TANJUNG SELOR – Pemerintah Provinsi (Pemprov) Kalimantan Utara (Kaltara) bersama Kejaksaan Tinggi (Kejati) Kaltara menandatangani Nota Kesepahaman (MoU) penerapan sanksi pidana kerja sosial, seiring akan berlakunya Kitab Undang-Undang Hukum Pidana (KUHP) Nasional pada 2026 mendatang.
Penandatanganan juga diikuti perjanjian kerja sama antara Kejaksaan Negeri (Kejari) dengan pemerintah kabupaten/kota se-Kaltara, Kamis, 18 Desember.
Kerja sama ini turut menggandeng PT Jamkrindo (Jaminan Kredit Indonesia) sebagai BUMN yang bergerak di bidang pembinaan dan pembiayaan UMKM.
Gubernur Kaltara Zainal A Paliwang mengatakan, MoU ini mengatur koordinasi teknis pelaksanaan pidana kerja sosial, termasuk penyediaan sarana dan lokasi kerja sosial, mekanisme pengawasan dan pembinaan, penyediaan data, hingga sosialisasi kepada masyarakat.
“Skema ini menjadi bagian dari implementasi Undang-Undang Nomor 1 Tahun 2023 tentang KUHP, dengan kejaksaan sebagai eksekutor putusan pengadilan,” kata Gubernur Zainal.
Gubernur menegaskan, penerapan pidana kerja sosial sejalan dengan semangat keadilan restoratif.
“Pendekatan ini menempatkan pemulihan sosial, tanggung jawab pelaku, serta kemanfaatan nyata bagi masyarakat sebagai tujuan utama penegakan hukum,” ujarnya.
“Pidana kerja sosial tidak semata sanksi, tetapi juga sarana edukasi sosial, pembinaan karakter, dan penguatan kepedulian terhadap lingkungan,” sambung dia.
Zainal mengatakan sinergi antara pemerintah daerah dan kejaksaan tidak hanya di tingkat provinsi, tetapi ditindaklanjuti hingga kabupaten/kota bersama Kejari setempat agar implementasi berjalan efektif dan sesuai ketentuan perundang-undangan.

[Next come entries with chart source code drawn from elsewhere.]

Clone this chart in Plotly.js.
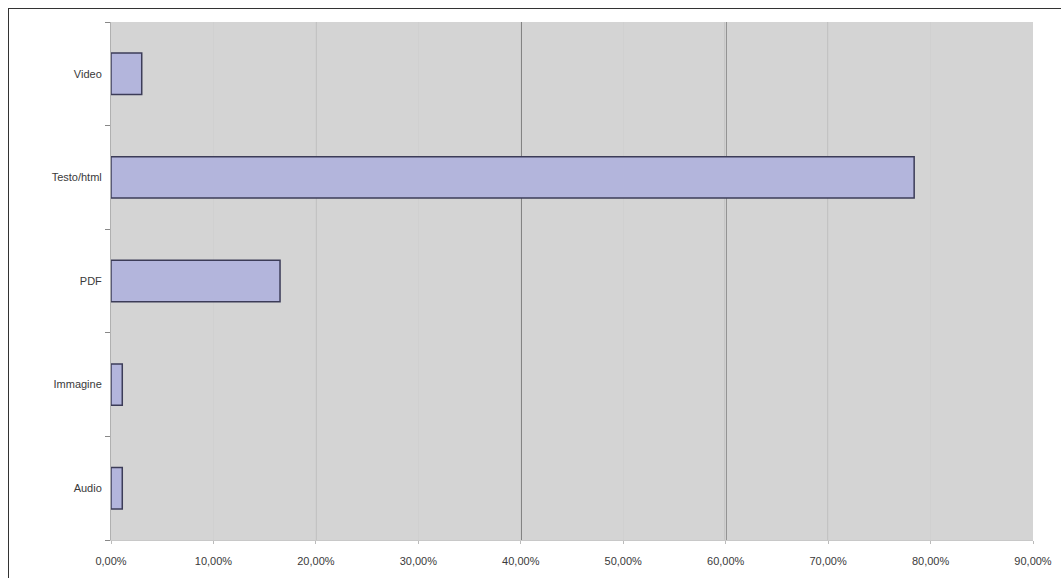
<!DOCTYPE html>
<html>
<head>
<meta charset="utf-8">
<script src="https://cdn.plot.ly/plotly-3.0.1.min.js"></script>
<style>
  html, body { margin: 0; padding: 0; background: #fff; overflow: hidden; }
  #frame { position: absolute; left: 8px; top: 8px; width: 1100px; height: 600px;
           border-left: 1px solid #333; border-top: 1px solid #333; }
  #chart { position: absolute; left: 0; top: 0; width: 1061px; height: 578px; }
</style>
</head>
<body>
<div id="frame"></div>
<div id="chart"></div>
<script>
// Data (bottom to top)
const categories = ["Audio", "Immagine", "PDF", "Testo/html", "Video"];
const shares = [0.011, 0.011, 0.165, 0.784, 0.030];
const xTickValues = [0, 0.1, 0.2, 0.3, 0.4, 0.5, 0.6, 0.7, 0.8, 0.9];
const darkLines = [0.4, 0.6];
const mediumLines = [0.2, 0.7];

const trace = {
  type: "bar",
  orientation: "h",
  x: shares,
  y: categories,
  marker: { color: "#b3b5dc", line: { color: "#3c3c58", width: 1.5 } },
  hoverinfo: "x+y"
};

const shapes = [];
darkLines.forEach(v => shapes.push({
  type: "line", xref: "x", yref: "paper", x0: v, x1: v, y0: 0, y1: 1,
  line: { color: "#3a3a3a", width: 1.5 }, layer: "below"
}));
mediumLines.forEach(v => shapes.push({
  type: "line", xref: "x", yref: "paper", x0: v, x1: v, y0: 0, y1: 1,
  line: { color: "#a8a8a8", width: 1 }, layer: "below"
}));

const layout = {
  width: 1061, height: 578,
  margin: { l: 111, r: 28, t: 22, b: 38 },
  paper_bgcolor: "rgba(0,0,0,0)",
  plot_bgcolor: "#d4d4d4",
  separators: ",.",
  showlegend: false,
  bargap: 0.6,
  font: { family: "Liberation Sans, Arial, sans-serif", size: 11, color: "#3a3a3a" },
  xaxis: {
    range: [0, 0.9],
    tickvals: xTickValues,
    tickformat: ".2%",
    showgrid: true,
    gridcolor: "#d0d0d0",
    gridwidth: 1,
    zeroline: false,
    showline: true,
    linecolor: "#c8c8c8",
    ticks: "outside",
    ticklen: 3,
    tickcolor: "#bbb",
    ticklabelstandoff: 8,
    fixedrange: true
  },
  yaxis: {
    type: "category",
    categoryorder: "array",
    categoryarray: categories,
    showgrid: false,
    zeroline: false,
    showline: true,
    linecolor: "#b0b0b0",
    ticks: "outside",
    tickson: "boundaries",
    ticklen: 5,
    tickcolor: "#888",
    ticklabelstandoff: 6,
    fixedrange: true
  },
  shapes: shapes
};

Plotly.newPlot("chart", [trace], layout, { displayModeBar: false, staticPlot: true });
</script>
</body>
</html>
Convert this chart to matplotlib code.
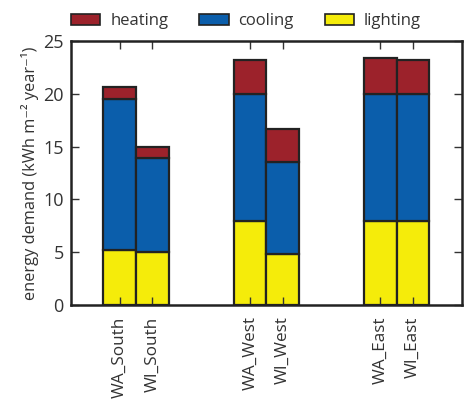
import numpy as np
import matplotlib.pyplot as plt
from matplotlib.patches import Patch

# cases and their energy demand split (kWh m-2 year-1)
cases = ["WA_South", "WI_South", "WA_West", "WI_West", "WA_East", "WI_East"]
positions = [1, 2, 5, 6, 9, 10]
lighting = [5.25, 5.0, 7.95, 4.85, 7.95, 7.95]
cooling = [14.25, 8.95, 12.05, 8.65, 12.05, 12.05]
heating = [1.1, 1.05, 3.2, 3.2, 3.4, 3.2]

colors = {"heating": "#9c222b", "cooling": "#0b5eab", "lighting": "#f5ec0a"}
edge = "#222222"

plt.rcParams["font.family"] = ["Open Sans", "DejaVu Sans"]

fig = plt.figure(figsize=(4.69, 4.01), dpi=100)
ax = fig.add_axes([0.151, 0.239, 0.834, 0.659])

light = np.array(lighting)
cool = np.array(cooling)
heat = np.array(heating)

bar_kw = dict(width=1.0, edgecolor=edge, linewidth=1.6)
ax.bar(positions, light, color=colors["lighting"], **bar_kw)
ax.bar(positions, cool, bottom=light, color=colors["cooling"], **bar_kw)
ax.bar(positions, heat, bottom=light + cool, color=colors["heating"], **bar_kw)

ax.set_xlim(-0.5, 11.5)
ax.set_ylim(0, 25)
ax.set_yticks([0, 5, 10, 15, 20, 25])
ax.set_xticks(positions)
ax.set_xticklabels(cases, rotation=90, fontsize=12.3, color="#333333")
ax.tick_params(axis="both", direction="in", length=6, width=1.0,
               top=True, right=True, color="#333333")
ax.tick_params(axis="y", labelsize=13, labelcolor="#333333", pad=5)
ax.tick_params(axis="x", pad=8)
for s in ax.spines.values():
    s.set_linewidth(1.8)
    s.set_color("#222222")

ax.set_ylabel("energy demand (kWh m\u207b\u00b2 year\u207b\u00b9)", fontsize=11.8,
              color="#333333", labelpad=3)

handles = [Patch(facecolor=colors[k], edgecolor=edge, linewidth=1.2, label=k)
           for k in ["heating", "cooling", "lighting"]]
fig.legend(handles=handles, loc="upper left", bbox_to_anchor=(0.12, 1.005),
           ncol=3, frameon=False, fontsize=12, handlelength=1.75,
           handleheight=0.65, columnspacing=1.85, handletextpad=0.6,
           labelcolor="#333333")

fig.savefig("out.png", dpi=100)
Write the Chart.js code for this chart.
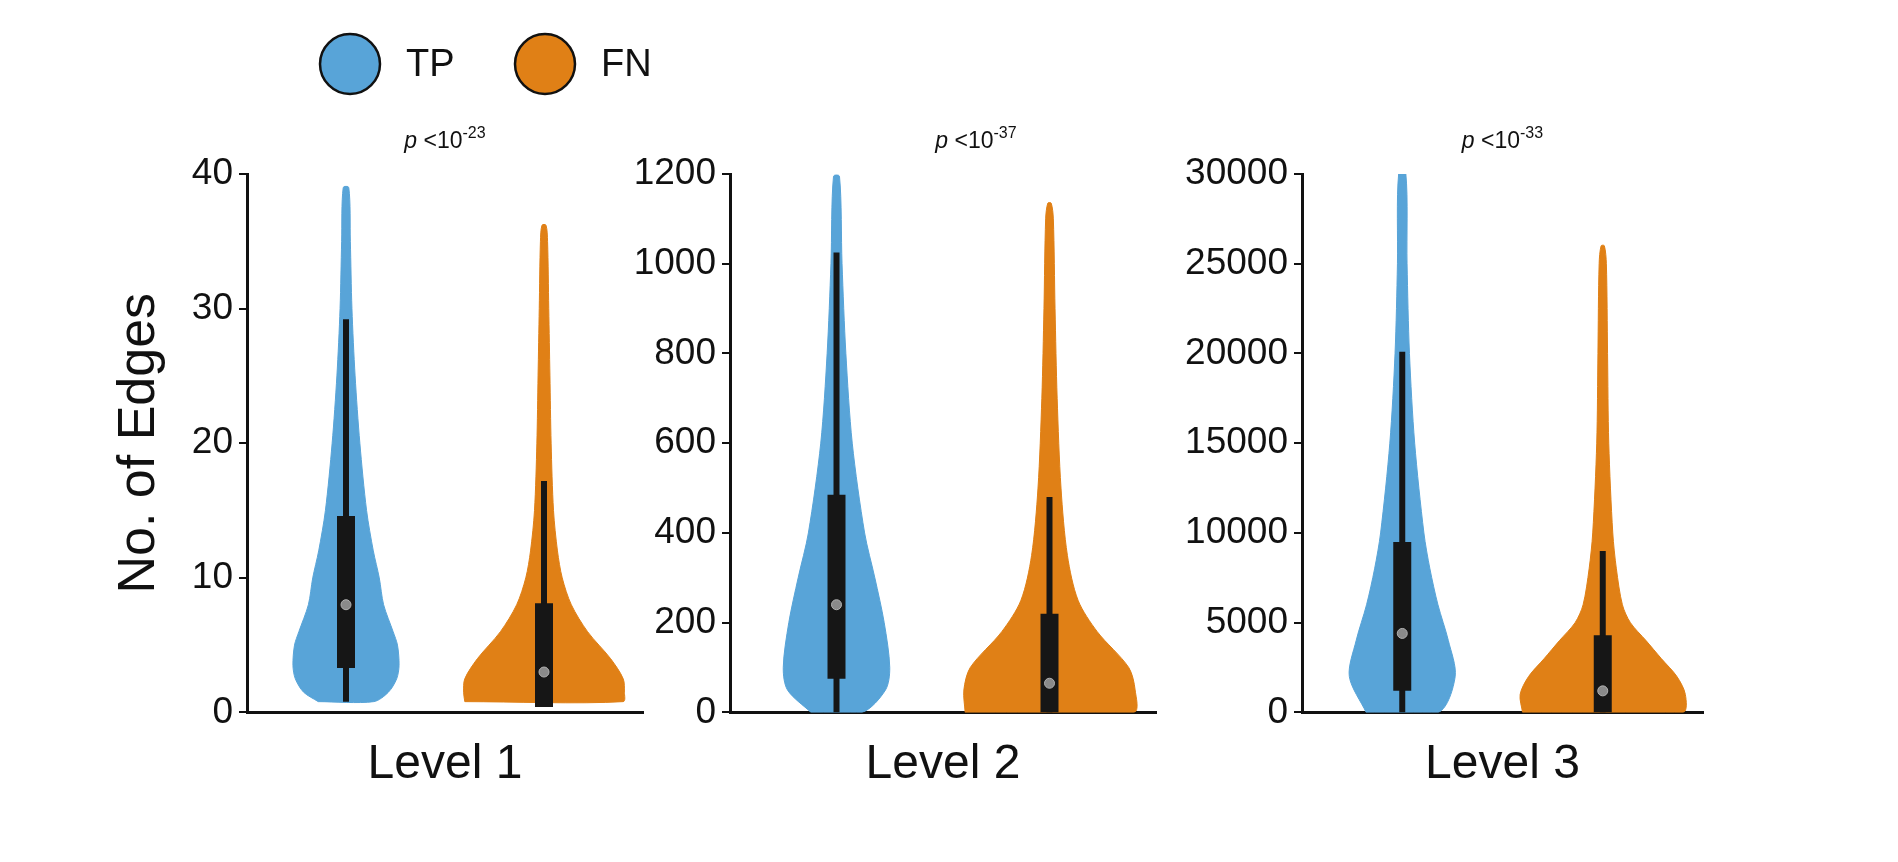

Sementara itu, Kajati Kaltara Yudi Indra Gunawan mengungkapkan, pidana kerja sosial sebagai konsep pemidanaan baru memerlukan kehati-hatian dalam penerapannya.
“Pidana dalam bentuk apa pun merupakan pembatasan hak kemerdekaan seseorang yang hanya diperbolehkan oleh undang-undang, sehingga harus dilaksanakan secara cermat dan bertanggung jawab,” tegas Yudi.
Tujuan utama penjatuhan pidana kerja sosial, antara lain mengurangi pidana penjara, menekan overkapasitas lembaga pemasyarakatan.
“Serta memberi kesempatan terpidana berinteraksi sosial yang bermanfaat, serta mewujudkan keadilan restoratif dan rehabilitatif yang humanis,” kata dia.